Patt auf dem Schlachtfeld

Damit ist es aber nun vorbei. Die Horrorvision des Westens: Nach dem Sturz des Assad-Regimes versinkt Syrien in völligem Chaos. Es kommt zu Massakern an Angehörigen der religiösen Minderheiten. Jihadistische Gruppen, die bisher mit der Bekämpfung des Regimes beschäftigt waren, richten hier ihre Stützpunkte ein und wenden sich neuen alten Feinden zu: den USA, Israel und den europäischen Staaten.

Es ist auch diese Sorge, die den Wunsch nach einer „geregelten Machtübergabe" bestärkt. Dazu soll die Syrien-Friedenskonferenz beitragen, die jetzt für Juni geplant ist - eine Idee, die vor allem die USA und Russland betreiben. Auf dem Schlachtfeld herrscht ein Patt zwischen den Regimetruppen und den Rebellen: Assad gelingt es nicht, den Aufstand niederzuschlagen. Den Rebellen gelingt es nicht, das Regime zu besiegen. Damit könnte sich ein Zeitfenster für Gespräche öffnen.
Er gehe davon aus, dass Assad an den Verhandlungstisch kommen möchte, sagte US-Außenminister John Kerry am Dienstag. Russlands Außenminister Sergej Lawrow habe ihm sogar schon mögliche Namen für die syrische Verhandlungsdelegation genannt. Die Hoffnung Washingtons und der USA: Teile des bisherigen syrischen Regimes und die Opposition könnten sich in Verhandlungen auf einen Waffenstillstand und eine Übergangsregierung einigen.

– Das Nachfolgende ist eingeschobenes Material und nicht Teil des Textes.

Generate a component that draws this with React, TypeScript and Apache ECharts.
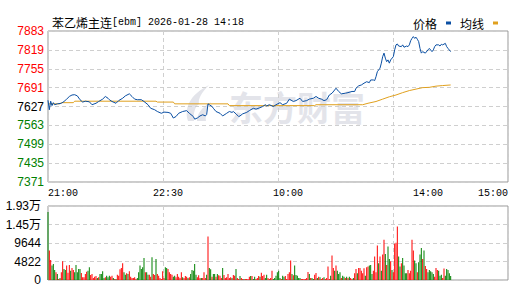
import React, { useEffect, useRef } from 'react';
import * as echarts from 'echarts';

// ---- data ----
const TITLE_NAME = '苯乙烯主连';
const TITLE_INFO = '[ebm] 2026-01-28 14:18';
const TOTAL_MINUTES = 345;
const PREV_CLOSE = 7627;
const PRICE_MIN = 7371;
const PRICE_MAX = 7883;
const PRICE_STEP = 64;
const VOL_MAX = 19288;
const VOL_STEP = 4822;
const timeLabels = ['21:00', '22:30', '10:00', '14:00', '15:00'];
const timeLabelMinutes = [0, 90, 180, 285, 345];

const pricePoints: [number, number][] = [
  [0, 7648], [1, 7616], [2, 7645], [3, 7630], [4, 7640], [5, 7633], [7, 7636], [10, 7638], [12, 7644], [14, 7652],
  [16, 7661], [18, 7666], [20, 7667], [22, 7663], [24, 7650], [26, 7642], [28, 7645], [31, 7643], [33, 7633], [36, 7638],
  [38, 7644], [41, 7652], [43, 7661], [45, 7655], [46, 7650], [48, 7644], [51, 7638], [53, 7647], [56, 7655], [58, 7663],
  [61, 7670], [63, 7661], [65, 7652], [67, 7650], [70, 7650], [72, 7644], [75, 7633], [77, 7621], [80, 7616], [82, 7610],
  [85, 7604], [87, 7608], [90, 7607], [92, 7604], [94, 7588], [96, 7593], [98, 7604], [101, 7610], [104, 7613], [106, 7604],
  [109, 7593], [110, 7584], [112, 7588], [114, 7595], [116, 7599], [118, 7595], [119, 7600], [120, 7636], [121, 7633], [123, 7627],
  [124, 7621], [126, 7610], [129, 7604], [131, 7595], [134, 7604], [136, 7610], [138, 7607], [139, 7610], [141, 7602], [143, 7593],
  [144, 7595], [146, 7602], [149, 7607], [151, 7613], [154, 7621], [156, 7618], [159, 7623], [161, 7627], [163, 7633], [164, 7629],
  [166, 7633], [169, 7627], [171, 7633], [174, 7640], [176, 7633], [179, 7638], [181, 7652], [184, 7644], [186, 7647], [189, 7655],
  [191, 7644], [194, 7647], [196, 7652], [199, 7655], [201, 7661], [203, 7655], [205, 7652], [207, 7647], [209, 7650], [211, 7666],
  [213, 7672], [215, 7683], [216, 7689], [218, 7678], [220, 7670], [223, 7672], [225, 7674], [228, 7678], [230, 7678], [231, 7689],
  [233, 7697], [235, 7700], [237, 7706], [239, 7711], [241, 7708], [242, 7717], [244, 7717], [245, 7715], [246, 7728], [247, 7745],
  [249, 7757], [250, 7774], [251, 7796], [252, 7808], [253, 7791], [254, 7779], [255, 7785], [256, 7774], [257, 7785], [259, 7796],
  [260, 7819], [261, 7836], [262, 7839], [263, 7832], [265, 7830], [266, 7836], [267, 7828], [269, 7832], [270, 7830], [271, 7836],
  [272, 7850], [273, 7858], [274, 7864], [275, 7858], [276, 7862], [277, 7855], [278, 7847], [279, 7824], [280, 7808], [281, 7813],
  [283, 7808], [285, 7819], [286, 7824], [288, 7813], [289, 7819], [290, 7830], [291, 7836], [293, 7836], [294, 7832], [295, 7838],
  [296, 7836], [298, 7841], [299, 7830], [300, 7824], [302, 7813],
];

const avgPoints: [number, number][] = [
  [0, 7636], [9, 7636], [10, 7640], [19, 7640], [20, 7645], [81, 7645], [82, 7642], [94, 7642], [95, 7636], [135, 7636],
  [136, 7630], [200, 7630], [201, 7633], [236, 7633], [240, 7638], [246, 7644], [251, 7652], [256, 7660], [261, 7666],
  [266, 7674], [271, 7681], [276, 7686], [281, 7691], [286, 7692], [291, 7696], [296, 7698], [302, 7700],
];

const volumes: number[] = [
  17700, 7670, 5230, 3750, 4190, 2620, 2010, 1570, 260, 520,
  2010, 4880, 2880, 2620, 3750, 1920, 3920, 2440, 3140, 2620,
  2010, 3920, 2010, 2880, 2880, 1830, 700, 700, 1570, 2180,
  2440, 3310, 1310, 1570, 520, 870, 1050, 520, 700, 1570,
  1570, 2270, 520, 700, 1130, 700, 1130, 870, 1130, 520,
  260, 260, 1400, 1130, 2790, 3140, 4360, 2010, 1400, 1740,
  1570, 2270, 870, 520, 520, 700, 260, 520, 2010, 3750,
  2880, 3310, 5760, 2010, 2010, 1400, 1400, 870, 5930, 1570,
  1310, 5490, 1570, 1130, 520, 260, 2270, 520, 3310, 3140,
  2880, 2010, 1570, 1400, 870, 1130, 700, 1570, 870, 520,
  2010, 700, 520, 1050, 870, 520, 700, 1570, 2620, 2440,
  4190, 1400, 700, 1220, 520, 520, 520, 2010, 520, 1400,
  11340, 3140, 2790, 870, 1570, 1570, 870, 1570, 1220, 1130,
  520, 3140, 1310, 520, 700, 1570, 520, 700, 520, 1310,
  1130, 2880, 520, 260, 1050, 520, 260, 260, 260, 260,
  260, 870, 1050, 1050, 260, 870, 260, 520, 1050, 870,
  1920, 1050, 1400, 520, 1400, 520, 260, 520, 2440, 260,
  520, 1130, 2010, 2440, 520, 260, 1130, 870, 1050, 260,
  1570, 2010, 5060, 1570, 1220, 3750, 1310, 1130, 520, 520,
  260, 260, 260, 260, 520, 2090, 1570, 520, 520, 260,
  1400, 1830, 520, 870, 700, 260, 520, 700, 260, 520,
  3490, 260, 1130, 6370, 3140, 2440, 3750, 2440, 1570, 2010,
  520, 1130, 870, 520, 870, 520, 870, 520, 260, 520,
  1740, 2880, 1740, 3140, 3140, 2440, 1740, 3050, 1130, 3310,
  3490, 3750, 3920, 1570, 2440, 6100, 2010, 8980, 4360, 6100,
  2440, 6630, 10460, 6800, 3920, 8720, 5490, 4880, 2620, 2010,
  9420, 9680, 13950, 6100, 3490, 4360, 5760, 3750, 1740, 1740,
  2620, 1740, 2440, 10460, 7670, 5060, 4360, 2010, 4620, 6630,
  8370, 5490, 7670, 3660, 2880, 2010, 2620, 2270, 2010, 1570,
  870, 3140, 2620, 2440, 1130, 1400, 520, 2970, 1130, 2880,
  2620, 1740, 1050,
];

// r = up minute (red), g = down minute (green)
const volumeDirections =
  'grrgggrgrg' + 'rrggrrrgrr' + 'gggggrrrrr' + 'ggrrrrrgrg' + 'gggrgggrrg' +
  'rgrrrrrggr' + 'grrrrrrggg' + 'gggrggrrgr' + 'rgrrrrrrgg' + 'rrrrggrrrr' +
  'rgrrrgrggg' + 'ggrrrgrrrg' + 'rggrggrgrr' + 'rgrrrrrrgr' + 'rgrrgrrgrr' +
  'rrgrggrrrg' + 'rrrggrrrrg' + 'gggggrggrr' + 'rrrgrggggg' + 'rrrrrrgrgg' +
  'rrgrgrrgrr' + 'rrgrrgrggg' + 'rggrgrgrrg' + 'rrgrrrrrgr' + 'rgggrrrrgr' +
  'grrgrggrgr' + 'rrrggrgggg' + 'rrrrrggrgg' + 'grgrrggggg' + 'rrrgggrrgg' +
  'ggg';

// ---- styles ----
const RED = '#ff0000';
const GREEN = '#008000';
const PRICE_COLOR = '#0a4fa3';
const AVG_COLOR = '#e0a01e';
const GRID_LINE = '#cfcfcf';
const BORDER = '#999999';

const logoPath =
  'M4 36 C 0 24 5 10 25 0 C 17 8 14 14 15 19 C 11 22 9 28 10 36 Z M13 36 C 13 29 17 23 27 17 C 23 23 21 29 22 36 Z';
echarts.graphic.registerShape('emLogo', echarts.graphic.extendPath(logoPath, {}) as any);

function volLabel(v: number): string {
  if (v >= 10000) return (v / 10000).toFixed(2) + '万';
  return String(Math.round(v));
}

export default function App() {
  const ref = useRef<HTMLDivElement>(null);
  useEffect(() => {
    document.body.style.margin = '0';
    const chart = echarts.init(ref.current!, null, { renderer: 'svg' });
    const volData = volumes.map((v, i) => ({
      value: [i, v],
      itemStyle: { color: volumeDirections[i] === 'r' ? RED : GREEN },
    }));
    const splitLine = { show: true, lineStyle: { color: GRID_LINE, type: [4, 3] as any, width: 1 } };
    chart.setOption({
      animation: false,
      backgroundColor: '#ffffff',
      title: {
        text: '{a|' + TITLE_NAME + '}{b|' + TITLE_INFO + '}',
        left: 47,
        top: 11,
        textStyle: {
          fontWeight: 'normal',
          rich: {
            a: { fontSize: 12, fontWeight: 'normal', fontFamily: '"Noto Sans CJK SC"', color: '#000' },
            b: { fontSize: 10, fontWeight: 'normal', fontFamily: '"Liberation Mono"', color: '#000' },
          },
        },
      },
      legend: {
        right: 10,
        top: 12,
        align: 'right',
        icon: 'rect',
        itemWidth: 5,
        itemHeight: 3,
        itemGap: 9,
        data: ['价格', '均线'],
        textStyle: { fontSize: 12, fontFamily: '"Noto Sans CJK SC"', color: '#000', padding: [0, 4, 0, 0] },
      },
      graphic: [
        {
          type: 'emLogo',
          x: 184,
          y: 85,
          scaleX: 1,
          scaleY: 1,
          z: 0,
          style: { fill: '#e3e4ea' },
        },
        {
          type: 'text',
          x: 229,
          y: 106,
          z: 0,
          style: {
            text: '东方财富',
            font: 'bold 34px "Noto Sans CJK SC"',
            fill: '#e3e4ea',
            verticalAlign: 'middle',
          },
        },
      ],
      grid: [
        { left: 48, top: 31, width: 460, height: 151, show: true, borderColor: BORDER, borderWidth: 1 },
        { left: 48, top: 206, width: 460, height: 74, show: true, borderColor: BORDER, borderWidth: 1 },
      ],
      xAxis: [
        {
          type: 'value',
          gridIndex: 0,
          min: 0,
          max: TOTAL_MINUTES,
          interval: TOTAL_MINUTES / 4,
          axisLine: { show: false },
          axisTick: { show: false },
          splitLine,
          axisLabel: {
            customValues: timeLabelMinutes,
            alignMinLabel: 'left',
            alignMaxLabel: 'right',
            margin: 6,
            fontSize: 10,
            fontFamily: '"Liberation Mono"',
            color: '#000',
            formatter: (v: number) => {
              const idx = timeLabelMinutes.indexOf(Math.round(v));
              return idx >= 0 ? timeLabels[idx] : '';
            },
          },
        },
        {
          type: 'value',
          gridIndex: 1,
          min: 0,
          max: TOTAL_MINUTES,
          interval: TOTAL_MINUTES / 4,
          axisLine: { show: false },
          axisTick: { show: false },
          axisLabel: { show: false },
          splitLine,
        },
      ],
      yAxis: [
        {
          type: 'value',
          gridIndex: 0,
          min: PRICE_MIN,
          max: PRICE_MAX,
          interval: PRICE_STEP,
          axisLine: { show: false },
          axisTick: { show: false },
          splitLine,
          axisLabel: {
            margin: 4,
            fontSize: 12,
            fontFamily: '"Liberation Sans", Arial',
            formatter: (v: number) => String(Math.round(v)),
            color: (v: any) => {
              const n = Number(v);
              return n > PREV_CLOSE ? RED : n < PREV_CLOSE ? GREEN : '#000';
            },
          },
        },
        {
          type: 'value',
          gridIndex: 1,
          min: 0,
          max: VOL_MAX,
          interval: VOL_STEP,
          axisLine: { show: false },
          axisTick: { show: false },
          splitLine,
          axisLabel: {
            margin: 7,
            fontSize: 12,
            fontFamily: '"Liberation Sans", "Noto Sans CJK SC"',
            color: '#000',
            formatter: volLabel,
          },
        },
      ],
      series: [
        {
          name: '均线',
          type: 'line',
          xAxisIndex: 0,
          yAxisIndex: 0,
          data: avgPoints,
          showSymbol: false,
          symbol: 'none',
          color: AVG_COLOR,
          lineStyle: { color: AVG_COLOR, width: 1 },
          z: 3,
        },
        {
          name: '价格',
          type: 'line',
          xAxisIndex: 0,
          yAxisIndex: 0,
          data: pricePoints,
          showSymbol: false,
          symbol: 'none',
          color: PRICE_COLOR,
          lineStyle: { color: PRICE_COLOR, width: 1 },
          z: 4,
        },
        {
          name: '成交量',
          type: 'bar',
          xAxisIndex: 1,
          yAxisIndex: 1,
          data: volData,
          barWidth: 1,
          z: 3,
        },
      ],
    });
    return () => chart.dispose();
  }, []);
  return <div ref={ref} style={{ width: 513, height: 292 }} />;
}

Damit eine solche Vereinbarung für die Opposition und den Westen tragbar wäre, müsste aber Assad Platz machen. Und dafür wäre der Druck Russlands auf Syriens Präsidenten nötig. Der syrische Informationsminister Omran Zoabi wurde am Dienstag mit den Worten zitiert, Syrien werde an keinem Treffen teilnehmen, „das direkt oder indirekt seine nationale Souveränität verletzt". Welche Rolle Assad in Hinkunft spiele sei eine „Entscheidung des syrischen Volkes". Ob Assad und sein engster Kreis tatsächlich gehen, ist also fraglich. Und auch in den Reihen der Rebellen mehren sich die Stimmen von Radikalen, die von einer friedlichen Lösung nichts mehr wissen wollen.